- What you have to do
Please, without the pictures, retype exactly the lines from the start of the material through the line that holds "(0,0) rectangle (1164,807);".

- Dataset section
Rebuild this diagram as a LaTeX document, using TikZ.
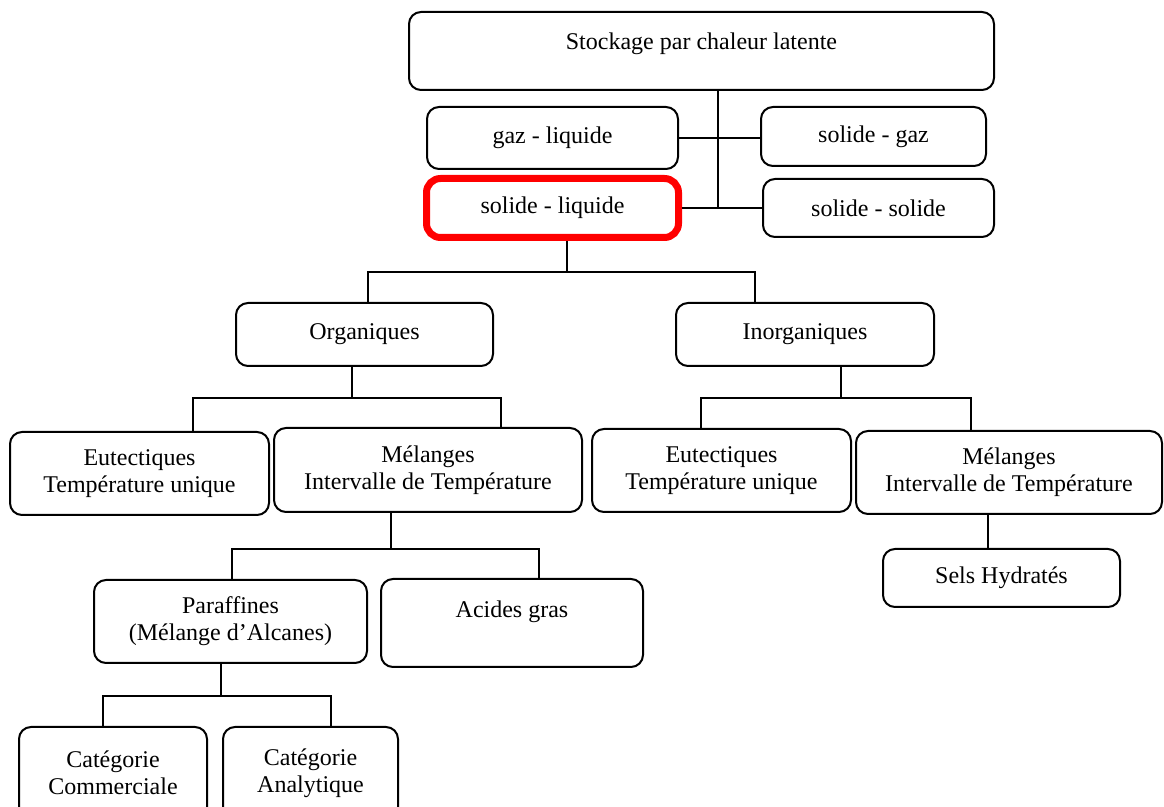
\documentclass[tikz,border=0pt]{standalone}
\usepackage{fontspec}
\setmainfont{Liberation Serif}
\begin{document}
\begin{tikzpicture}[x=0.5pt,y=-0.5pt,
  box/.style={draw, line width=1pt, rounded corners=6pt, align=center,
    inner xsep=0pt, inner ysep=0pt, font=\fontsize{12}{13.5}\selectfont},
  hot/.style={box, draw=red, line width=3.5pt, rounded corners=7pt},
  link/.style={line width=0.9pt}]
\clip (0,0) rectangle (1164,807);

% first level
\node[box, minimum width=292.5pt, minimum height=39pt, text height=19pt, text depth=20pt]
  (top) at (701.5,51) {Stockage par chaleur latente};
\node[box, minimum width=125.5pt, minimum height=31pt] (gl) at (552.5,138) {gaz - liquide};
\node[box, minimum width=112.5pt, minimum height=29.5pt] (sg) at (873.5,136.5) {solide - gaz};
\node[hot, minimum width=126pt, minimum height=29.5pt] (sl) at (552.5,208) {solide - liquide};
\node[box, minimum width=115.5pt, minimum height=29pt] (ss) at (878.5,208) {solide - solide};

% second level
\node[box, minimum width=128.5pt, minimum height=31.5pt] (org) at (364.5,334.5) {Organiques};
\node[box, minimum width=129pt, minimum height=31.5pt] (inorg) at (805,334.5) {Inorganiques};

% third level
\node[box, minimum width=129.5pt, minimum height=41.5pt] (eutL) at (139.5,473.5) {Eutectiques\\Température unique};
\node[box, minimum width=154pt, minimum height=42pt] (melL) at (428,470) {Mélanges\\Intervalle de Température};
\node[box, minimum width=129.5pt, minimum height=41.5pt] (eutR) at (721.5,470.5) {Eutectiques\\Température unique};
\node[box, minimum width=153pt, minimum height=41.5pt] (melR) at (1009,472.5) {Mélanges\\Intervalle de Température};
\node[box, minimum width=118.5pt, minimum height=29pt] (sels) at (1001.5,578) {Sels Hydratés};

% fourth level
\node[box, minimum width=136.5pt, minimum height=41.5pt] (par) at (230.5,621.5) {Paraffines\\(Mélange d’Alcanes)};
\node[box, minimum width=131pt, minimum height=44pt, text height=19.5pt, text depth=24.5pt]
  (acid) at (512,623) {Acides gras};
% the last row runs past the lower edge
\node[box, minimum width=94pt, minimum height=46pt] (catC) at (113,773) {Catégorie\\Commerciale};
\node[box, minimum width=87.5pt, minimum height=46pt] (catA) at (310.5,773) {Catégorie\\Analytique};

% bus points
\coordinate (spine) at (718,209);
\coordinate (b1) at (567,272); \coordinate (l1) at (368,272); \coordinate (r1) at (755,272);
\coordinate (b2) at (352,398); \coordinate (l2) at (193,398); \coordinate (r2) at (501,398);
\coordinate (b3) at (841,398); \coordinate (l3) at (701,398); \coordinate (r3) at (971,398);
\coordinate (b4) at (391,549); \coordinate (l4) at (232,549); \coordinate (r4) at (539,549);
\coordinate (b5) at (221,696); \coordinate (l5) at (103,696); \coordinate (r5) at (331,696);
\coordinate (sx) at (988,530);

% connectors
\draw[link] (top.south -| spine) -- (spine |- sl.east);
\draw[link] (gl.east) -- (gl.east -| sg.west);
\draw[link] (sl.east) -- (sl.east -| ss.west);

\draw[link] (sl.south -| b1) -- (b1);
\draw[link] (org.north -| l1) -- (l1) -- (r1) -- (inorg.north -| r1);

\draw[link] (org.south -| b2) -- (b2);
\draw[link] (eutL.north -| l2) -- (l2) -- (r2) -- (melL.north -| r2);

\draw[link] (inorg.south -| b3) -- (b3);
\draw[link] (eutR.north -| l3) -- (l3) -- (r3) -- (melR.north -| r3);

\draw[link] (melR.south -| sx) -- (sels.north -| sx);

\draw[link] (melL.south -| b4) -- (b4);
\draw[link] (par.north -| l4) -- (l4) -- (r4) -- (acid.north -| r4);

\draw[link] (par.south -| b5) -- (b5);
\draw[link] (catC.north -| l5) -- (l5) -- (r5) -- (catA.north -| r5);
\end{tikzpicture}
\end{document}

- Exercise answer
Rebuild this diagram as a LaTeX document, using TikZ.
\documentclass[tikz,border=0pt]{standalone}
\usepackage{fontspec}
\setmainfont{Liberation Serif}
\begin{document}
\begin{tikzpicture}[x=0.5pt,y=-0.5pt,
  box/.style={draw, line width=1pt, rounded corners=6pt, align=center,
    inner xsep=0pt, inner ysep=0pt, font=\fontsize{12}{13.5}\selectfont},
  hot/.style={box, draw=red, line width=3.5pt, rounded corners=7pt},
  link/.style={line width=0.9pt}]
\clip (0,0) rectangle (1164,807);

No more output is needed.